Task brief: Leave out the pictures, and return only the lines running from the one that contains "Clone this chart in Plotly." to the one that contains "import plotly.graph_objects as go", both included, exactly as they appear.

Records for processing:
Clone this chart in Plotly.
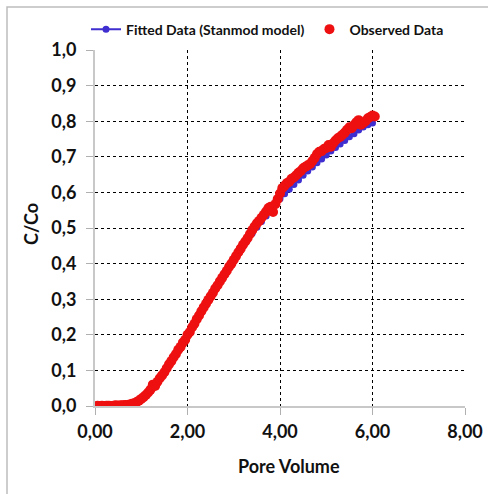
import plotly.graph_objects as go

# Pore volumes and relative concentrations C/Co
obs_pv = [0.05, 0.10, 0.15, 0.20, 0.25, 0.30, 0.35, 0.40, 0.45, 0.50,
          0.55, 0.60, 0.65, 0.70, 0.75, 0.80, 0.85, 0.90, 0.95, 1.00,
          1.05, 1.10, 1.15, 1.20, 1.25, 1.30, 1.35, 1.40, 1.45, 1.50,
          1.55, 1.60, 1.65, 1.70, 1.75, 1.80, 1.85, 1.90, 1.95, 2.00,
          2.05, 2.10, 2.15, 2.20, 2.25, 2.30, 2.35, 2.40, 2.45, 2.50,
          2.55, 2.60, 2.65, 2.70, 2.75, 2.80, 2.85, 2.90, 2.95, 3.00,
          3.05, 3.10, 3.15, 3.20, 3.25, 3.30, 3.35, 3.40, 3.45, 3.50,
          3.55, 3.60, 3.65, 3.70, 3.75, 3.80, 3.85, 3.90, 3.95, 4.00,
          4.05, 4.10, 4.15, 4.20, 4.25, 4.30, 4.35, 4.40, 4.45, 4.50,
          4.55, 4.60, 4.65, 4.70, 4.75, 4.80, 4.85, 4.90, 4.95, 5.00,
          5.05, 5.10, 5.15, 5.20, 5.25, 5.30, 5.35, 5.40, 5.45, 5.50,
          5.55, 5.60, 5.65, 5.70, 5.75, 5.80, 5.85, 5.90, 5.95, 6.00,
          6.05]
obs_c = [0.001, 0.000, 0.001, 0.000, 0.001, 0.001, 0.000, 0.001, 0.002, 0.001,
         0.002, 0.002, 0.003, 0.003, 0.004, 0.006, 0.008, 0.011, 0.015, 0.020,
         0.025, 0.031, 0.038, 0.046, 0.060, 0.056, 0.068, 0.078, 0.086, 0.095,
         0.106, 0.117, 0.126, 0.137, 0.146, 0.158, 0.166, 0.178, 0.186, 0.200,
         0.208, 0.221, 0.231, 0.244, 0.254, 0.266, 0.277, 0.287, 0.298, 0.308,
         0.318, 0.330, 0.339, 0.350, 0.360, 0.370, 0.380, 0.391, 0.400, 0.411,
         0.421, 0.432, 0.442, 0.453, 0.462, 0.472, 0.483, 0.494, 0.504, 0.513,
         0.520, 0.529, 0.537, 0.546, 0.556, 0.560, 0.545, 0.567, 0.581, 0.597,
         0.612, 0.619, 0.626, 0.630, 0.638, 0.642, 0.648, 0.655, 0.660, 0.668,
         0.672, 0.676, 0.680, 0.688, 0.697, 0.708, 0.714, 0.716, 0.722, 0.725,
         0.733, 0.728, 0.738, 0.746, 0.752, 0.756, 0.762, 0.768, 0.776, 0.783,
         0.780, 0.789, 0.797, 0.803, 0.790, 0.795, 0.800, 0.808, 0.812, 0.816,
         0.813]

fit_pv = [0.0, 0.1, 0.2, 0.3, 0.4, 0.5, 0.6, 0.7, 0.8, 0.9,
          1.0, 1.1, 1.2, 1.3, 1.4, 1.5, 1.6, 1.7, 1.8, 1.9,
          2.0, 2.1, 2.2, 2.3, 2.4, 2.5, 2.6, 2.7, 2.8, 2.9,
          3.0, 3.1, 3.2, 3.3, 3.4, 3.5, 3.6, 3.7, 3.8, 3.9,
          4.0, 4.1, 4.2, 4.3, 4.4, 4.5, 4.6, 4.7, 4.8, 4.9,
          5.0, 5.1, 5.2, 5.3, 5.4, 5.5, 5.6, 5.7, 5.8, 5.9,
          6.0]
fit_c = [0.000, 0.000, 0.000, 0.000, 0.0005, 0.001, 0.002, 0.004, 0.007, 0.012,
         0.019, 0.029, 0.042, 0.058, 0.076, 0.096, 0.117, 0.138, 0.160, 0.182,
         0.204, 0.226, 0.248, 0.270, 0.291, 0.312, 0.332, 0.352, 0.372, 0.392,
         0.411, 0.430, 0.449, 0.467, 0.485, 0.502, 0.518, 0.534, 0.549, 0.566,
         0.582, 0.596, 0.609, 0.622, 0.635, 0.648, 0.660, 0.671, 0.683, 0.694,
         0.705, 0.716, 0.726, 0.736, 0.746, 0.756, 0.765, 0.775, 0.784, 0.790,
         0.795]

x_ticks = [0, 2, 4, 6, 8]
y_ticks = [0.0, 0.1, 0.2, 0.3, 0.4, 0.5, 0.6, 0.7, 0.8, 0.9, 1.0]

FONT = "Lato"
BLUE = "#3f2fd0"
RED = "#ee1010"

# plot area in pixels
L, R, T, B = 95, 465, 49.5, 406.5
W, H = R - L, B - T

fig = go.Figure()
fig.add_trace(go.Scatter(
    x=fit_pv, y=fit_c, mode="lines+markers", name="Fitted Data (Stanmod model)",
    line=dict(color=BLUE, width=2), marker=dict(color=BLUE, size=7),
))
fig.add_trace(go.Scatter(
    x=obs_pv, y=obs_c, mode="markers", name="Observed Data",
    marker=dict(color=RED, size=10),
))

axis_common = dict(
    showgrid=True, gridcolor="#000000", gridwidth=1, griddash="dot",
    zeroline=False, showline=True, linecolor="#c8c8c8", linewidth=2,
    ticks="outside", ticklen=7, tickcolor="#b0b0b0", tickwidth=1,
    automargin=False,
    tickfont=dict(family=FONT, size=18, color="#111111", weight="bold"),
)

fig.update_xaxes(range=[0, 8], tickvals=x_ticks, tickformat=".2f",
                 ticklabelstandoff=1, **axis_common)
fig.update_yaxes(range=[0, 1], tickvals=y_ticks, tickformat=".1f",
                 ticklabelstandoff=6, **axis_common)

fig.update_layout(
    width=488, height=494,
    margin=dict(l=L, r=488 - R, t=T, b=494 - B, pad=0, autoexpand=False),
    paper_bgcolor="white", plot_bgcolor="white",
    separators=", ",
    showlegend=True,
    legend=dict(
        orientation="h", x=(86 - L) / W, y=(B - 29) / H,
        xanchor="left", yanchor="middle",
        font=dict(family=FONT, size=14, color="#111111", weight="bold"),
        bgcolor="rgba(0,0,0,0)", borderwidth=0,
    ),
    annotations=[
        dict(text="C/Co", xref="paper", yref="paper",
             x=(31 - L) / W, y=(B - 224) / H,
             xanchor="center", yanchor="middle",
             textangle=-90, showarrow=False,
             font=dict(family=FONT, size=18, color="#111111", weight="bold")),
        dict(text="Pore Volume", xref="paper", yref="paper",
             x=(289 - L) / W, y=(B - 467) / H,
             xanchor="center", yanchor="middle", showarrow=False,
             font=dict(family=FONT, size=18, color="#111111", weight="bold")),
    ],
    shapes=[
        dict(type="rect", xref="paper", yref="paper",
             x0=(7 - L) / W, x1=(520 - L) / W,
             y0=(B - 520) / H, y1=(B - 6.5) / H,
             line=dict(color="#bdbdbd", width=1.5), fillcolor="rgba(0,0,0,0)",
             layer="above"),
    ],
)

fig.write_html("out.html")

---

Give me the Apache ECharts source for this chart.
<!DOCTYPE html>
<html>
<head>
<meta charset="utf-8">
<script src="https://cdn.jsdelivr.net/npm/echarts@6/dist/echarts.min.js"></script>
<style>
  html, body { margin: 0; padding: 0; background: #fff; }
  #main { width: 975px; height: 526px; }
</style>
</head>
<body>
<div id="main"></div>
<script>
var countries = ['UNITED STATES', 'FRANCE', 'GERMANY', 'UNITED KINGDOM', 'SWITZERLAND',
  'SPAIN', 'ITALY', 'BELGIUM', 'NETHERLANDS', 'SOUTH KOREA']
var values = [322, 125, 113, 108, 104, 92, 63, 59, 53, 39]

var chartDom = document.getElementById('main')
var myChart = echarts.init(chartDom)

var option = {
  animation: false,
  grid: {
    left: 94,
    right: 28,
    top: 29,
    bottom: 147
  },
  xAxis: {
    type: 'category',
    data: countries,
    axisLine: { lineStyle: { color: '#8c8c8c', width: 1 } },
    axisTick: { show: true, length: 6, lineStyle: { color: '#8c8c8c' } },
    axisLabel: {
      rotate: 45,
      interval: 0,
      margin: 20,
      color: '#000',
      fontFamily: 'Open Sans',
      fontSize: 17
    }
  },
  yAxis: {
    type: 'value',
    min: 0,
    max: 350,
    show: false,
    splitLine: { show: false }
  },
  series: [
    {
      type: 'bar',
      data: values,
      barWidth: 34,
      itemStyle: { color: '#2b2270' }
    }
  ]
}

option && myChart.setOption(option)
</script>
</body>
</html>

...

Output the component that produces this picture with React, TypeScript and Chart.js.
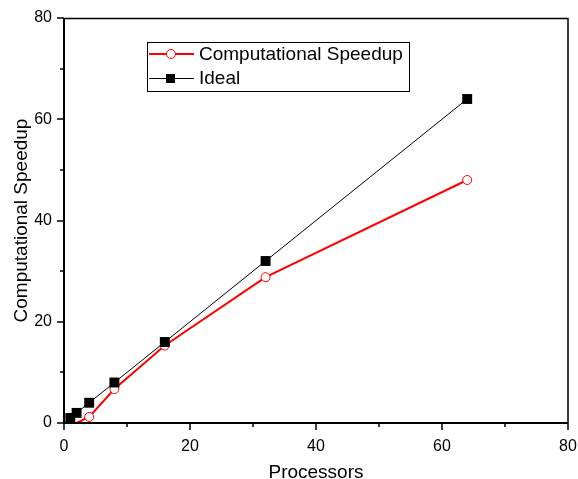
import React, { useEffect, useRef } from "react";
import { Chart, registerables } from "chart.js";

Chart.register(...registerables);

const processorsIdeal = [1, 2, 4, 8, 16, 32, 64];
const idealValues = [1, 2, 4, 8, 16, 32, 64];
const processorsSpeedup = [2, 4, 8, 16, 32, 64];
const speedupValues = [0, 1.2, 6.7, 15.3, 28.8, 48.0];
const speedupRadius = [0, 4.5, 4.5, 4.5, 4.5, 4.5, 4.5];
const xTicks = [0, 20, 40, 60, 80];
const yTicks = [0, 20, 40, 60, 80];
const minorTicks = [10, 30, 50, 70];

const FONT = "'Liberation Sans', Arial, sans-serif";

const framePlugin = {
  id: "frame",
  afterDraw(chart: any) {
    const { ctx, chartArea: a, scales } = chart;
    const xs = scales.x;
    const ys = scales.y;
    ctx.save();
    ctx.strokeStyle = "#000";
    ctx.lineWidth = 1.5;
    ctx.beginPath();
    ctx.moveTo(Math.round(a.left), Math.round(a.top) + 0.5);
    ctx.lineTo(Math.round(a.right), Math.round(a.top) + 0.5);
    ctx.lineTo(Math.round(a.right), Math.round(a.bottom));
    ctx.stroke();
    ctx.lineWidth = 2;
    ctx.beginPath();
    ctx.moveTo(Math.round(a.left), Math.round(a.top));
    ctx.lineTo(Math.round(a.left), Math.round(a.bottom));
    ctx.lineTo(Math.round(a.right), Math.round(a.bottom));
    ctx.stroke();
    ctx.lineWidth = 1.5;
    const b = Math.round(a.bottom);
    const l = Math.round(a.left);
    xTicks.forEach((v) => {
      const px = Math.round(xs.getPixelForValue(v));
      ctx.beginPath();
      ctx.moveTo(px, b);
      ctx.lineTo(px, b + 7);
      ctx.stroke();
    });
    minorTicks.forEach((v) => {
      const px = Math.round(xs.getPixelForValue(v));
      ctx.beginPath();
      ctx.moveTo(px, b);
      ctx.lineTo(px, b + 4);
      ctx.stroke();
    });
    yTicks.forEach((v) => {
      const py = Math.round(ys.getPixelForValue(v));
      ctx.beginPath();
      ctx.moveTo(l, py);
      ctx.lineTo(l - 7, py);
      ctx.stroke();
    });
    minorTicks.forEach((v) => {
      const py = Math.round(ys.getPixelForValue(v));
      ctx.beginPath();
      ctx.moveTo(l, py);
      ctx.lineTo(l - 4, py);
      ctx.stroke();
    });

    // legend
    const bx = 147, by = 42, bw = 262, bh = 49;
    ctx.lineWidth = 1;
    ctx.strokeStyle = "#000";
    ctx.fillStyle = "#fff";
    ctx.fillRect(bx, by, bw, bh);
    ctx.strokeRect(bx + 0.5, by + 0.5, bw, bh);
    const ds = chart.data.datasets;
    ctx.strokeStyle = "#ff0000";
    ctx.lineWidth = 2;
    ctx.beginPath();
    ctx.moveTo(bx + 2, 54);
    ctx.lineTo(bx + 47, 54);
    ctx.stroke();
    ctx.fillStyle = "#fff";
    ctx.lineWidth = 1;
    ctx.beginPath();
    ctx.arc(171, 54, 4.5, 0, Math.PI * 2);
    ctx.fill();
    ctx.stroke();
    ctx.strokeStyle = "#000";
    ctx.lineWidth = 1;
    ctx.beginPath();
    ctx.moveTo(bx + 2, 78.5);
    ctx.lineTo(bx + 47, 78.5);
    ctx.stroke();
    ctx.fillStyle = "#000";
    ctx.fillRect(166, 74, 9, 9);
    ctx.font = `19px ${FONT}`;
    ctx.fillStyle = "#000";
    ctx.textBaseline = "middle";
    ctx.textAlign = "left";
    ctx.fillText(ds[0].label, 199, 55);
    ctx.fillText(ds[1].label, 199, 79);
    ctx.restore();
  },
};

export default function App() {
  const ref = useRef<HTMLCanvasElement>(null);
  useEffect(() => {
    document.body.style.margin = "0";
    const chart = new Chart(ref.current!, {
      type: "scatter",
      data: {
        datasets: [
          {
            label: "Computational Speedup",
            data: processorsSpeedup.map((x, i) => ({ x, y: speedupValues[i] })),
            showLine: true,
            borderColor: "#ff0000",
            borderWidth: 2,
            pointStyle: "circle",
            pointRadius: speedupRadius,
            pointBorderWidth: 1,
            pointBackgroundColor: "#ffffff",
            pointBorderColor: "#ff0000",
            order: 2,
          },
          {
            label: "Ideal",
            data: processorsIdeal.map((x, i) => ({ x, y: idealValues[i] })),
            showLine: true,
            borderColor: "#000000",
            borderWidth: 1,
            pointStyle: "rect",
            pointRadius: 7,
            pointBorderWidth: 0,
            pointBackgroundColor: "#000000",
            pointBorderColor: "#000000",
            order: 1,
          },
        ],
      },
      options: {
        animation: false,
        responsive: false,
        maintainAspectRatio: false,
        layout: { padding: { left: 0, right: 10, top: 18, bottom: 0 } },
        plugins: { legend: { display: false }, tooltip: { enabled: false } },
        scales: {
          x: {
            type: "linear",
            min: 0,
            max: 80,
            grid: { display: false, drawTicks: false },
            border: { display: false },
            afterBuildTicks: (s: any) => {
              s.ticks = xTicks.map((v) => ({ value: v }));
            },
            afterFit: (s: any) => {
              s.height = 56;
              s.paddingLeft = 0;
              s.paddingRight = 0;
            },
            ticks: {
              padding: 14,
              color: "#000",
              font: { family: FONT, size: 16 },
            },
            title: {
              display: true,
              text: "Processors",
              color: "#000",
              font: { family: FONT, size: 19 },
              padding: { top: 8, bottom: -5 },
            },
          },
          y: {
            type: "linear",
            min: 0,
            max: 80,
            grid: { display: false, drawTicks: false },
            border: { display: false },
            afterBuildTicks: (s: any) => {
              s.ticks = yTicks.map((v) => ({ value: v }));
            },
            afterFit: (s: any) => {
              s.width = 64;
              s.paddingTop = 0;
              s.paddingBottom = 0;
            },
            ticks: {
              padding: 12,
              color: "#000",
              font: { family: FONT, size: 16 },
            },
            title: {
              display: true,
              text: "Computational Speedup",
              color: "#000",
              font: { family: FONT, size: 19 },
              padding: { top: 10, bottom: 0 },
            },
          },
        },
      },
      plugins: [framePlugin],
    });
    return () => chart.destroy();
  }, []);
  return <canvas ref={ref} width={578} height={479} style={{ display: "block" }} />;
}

Solution for this task:
Clone this chart in Plotly.
import plotly.graph_objects as go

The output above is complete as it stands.